Waterland by Graham Swift. New York. 1983. Poseidon Press. 310 pages. Jacket design by Fred Marcellino. 0671498630.
FROM THE PUBLISHER -
Hailed in England as ‘the best novel of the year’ and nominated for the Booker Prize, Britain’s most prestigious literary award, WATERLAND is a novel of resonant depth and encyclopedic richness. It is also a book about beer, eels, the French Revolution, the end of the world, windmills, will-o’-the-wisps, murder, love, incest, education, curiosity, storytelling and - supremely - the malign and merciful element of water. One bright summer morning in 1943 Henry Crick, a lock-keeper, finds young Freddie Parr’s body floating in his lock. Although the death is termed an accident, Henry Crick’s son Tom knows otherwise, and bears the secret for life, Forty years later, Tom, now a history teacher besieged by a bizarre marital crisis and the ‘phasing out’ of history from his school’s curriculum, abandons his formal lessons to tell his students stories of his native Fenland, an ambiguous, amphibious domain where past and present intermingle, where the drama of loss and reclamation is written in the landscape. Tom Crick traces for his listening class the tragedies and changing fortunes of his forebears: how his eighteenth-century ancestor Thomas Atkinson dredged a river, built an empire, then broke his young wife Sarah’s head in a jealous rage and died of grief; how Sarah survived for fifty years, deprived of her senses, to become a local deity; how his grandfather Ernest fell in love with his own daughter and fathered a child he believed would become Saviour of the World, And he tells them of the fateful repercussions of that summer morning in 1943, which still trap the aging Crick in the consequences of events long ago. WATERLAND is a moving meditation on history, on procreation, on destruction, and on our struggles to shore up our small worlds against the onrushing forces of time and nature.

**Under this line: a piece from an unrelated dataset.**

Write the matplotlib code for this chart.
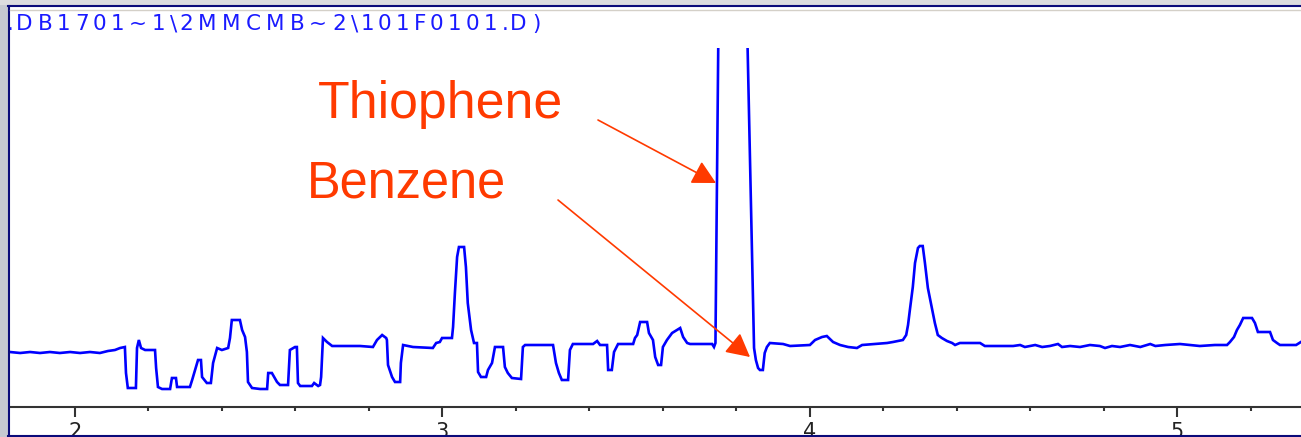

Graham Colin Swift (born 4 May 1949) is a English writer. Born in London, England, he was educated at Dulwich College, London, Queens' College, Cambridge, and later the University of York. Some of Swift's books have been filmed, including Last Orders, starring Michael Caine and Bob Hoskins and Waterland, starring Jeremy Irons. Last Orders was joint-winner of the 1996 James Tait Black Memorial Prize for fiction and a mildly controversial winner of the 1996 Booker Prize, owing to the superficial similarities in plot to William Faulkner's As I Lay Dying. Waterland is set in The Fens; a novel of landscape, history and family, it is often cited as one of the outstanding post-war British novels and has been a set text on the English literature syllabus in British schools. Writer Patrick McGrath asked Swift about the ‘feeling for magic’ in Waterland during an interview. Swift responds that ‘The phrase everybody comes up with is magic realism, which I think has now become a little tired. But on the other hand there’s no doubt that English writers of my generation have been very much influenced by writers from outside who in one way or another have got this magical, surreal quality, such as Borges, Márquez, Grass, and that that has been stimulating. I think in general it’s been a good thing. Because we are, as ever, terribly parochial, self-absorbed and isolated, culturally, in this country. It’s about time we began to absorb things from outside.’ Swift was acquainted with Ted Hughes and has himself published poetry of note, some of which is included in Making an Elephant: Writing from Within (2009).